Meditation is not the only tool that you can use to manage stress, although it is an important one. Some other factors that are useful in reducing your stress to manageable levels are:
Planning well, and being organized are very powerful tools for managing stress. When you anticipate what the future might bring then you can be prepared for it. I particularly recommend Steven Covey’s book, “The Seven Habits of Highly Successful People,” which is the most deeply thought-out book I have read on the topic. It has radically transformed my own life.
Exercise generates endorphins — natural opiates that bring a sense of well-being and energy. The health of your body has an effect on your mental and emotional functioning. Remember that your brain is a physical organ, and needs good nutrition to function effectively.

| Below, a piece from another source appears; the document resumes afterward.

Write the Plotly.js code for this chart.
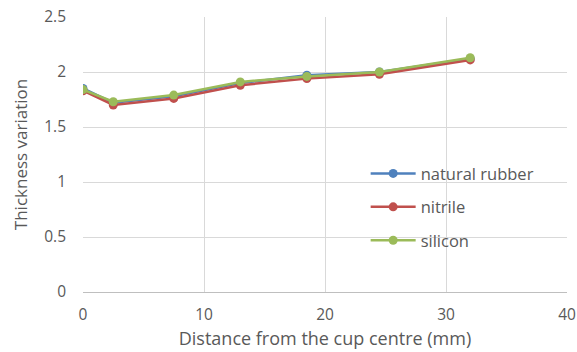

Some of the most anxious people I know drink several cups of coffee a day. They often don’t seem to want to make the connection between the behavior and the mental states they experience. Taking stimulants when you are already over stimulated does not, to me, make much sense.
Depressants, such as alcohol, can seem like an attractive way of unwinding and relaxing. And for many people the regular consumption of small quantities of alcohol is probably quite healthy – both physically and emotionally. But when you are under stress, alcohol inhibits the dream sleep that you need to process the information overload that you are dealing with.
Taking time out for a “healthy” obsession can be very beneficial. I don’t mean passive activities like watching TV. I’m thinking here of creative and active pursuits. When I worked in community education in Scotland (a very stressful job) I found that making time to dabble in sculpture was a useful way to deal with my obsessive tendencies.
Instead of spending my time worrying about whether my presentation was going to go well the next day, I would play around with exactly how I was going to cast a certain piece I was working on. Giving yourself time to play is a magnificent way to beat stress!
Remember that you don’t have to make several changes in your lifestyle simultaneously. In fact, doing so is likely to lead to emotional reactions and backtracking. Small adjustments in your lifestyle can lead to big changes in your experience. And once you have made one change, it will give you the confidence to make more.
So these lifestyle changes can be incremental. Not only that, but one change can support another. If you start exercising, then you might naturally find that you want to eat better, for example.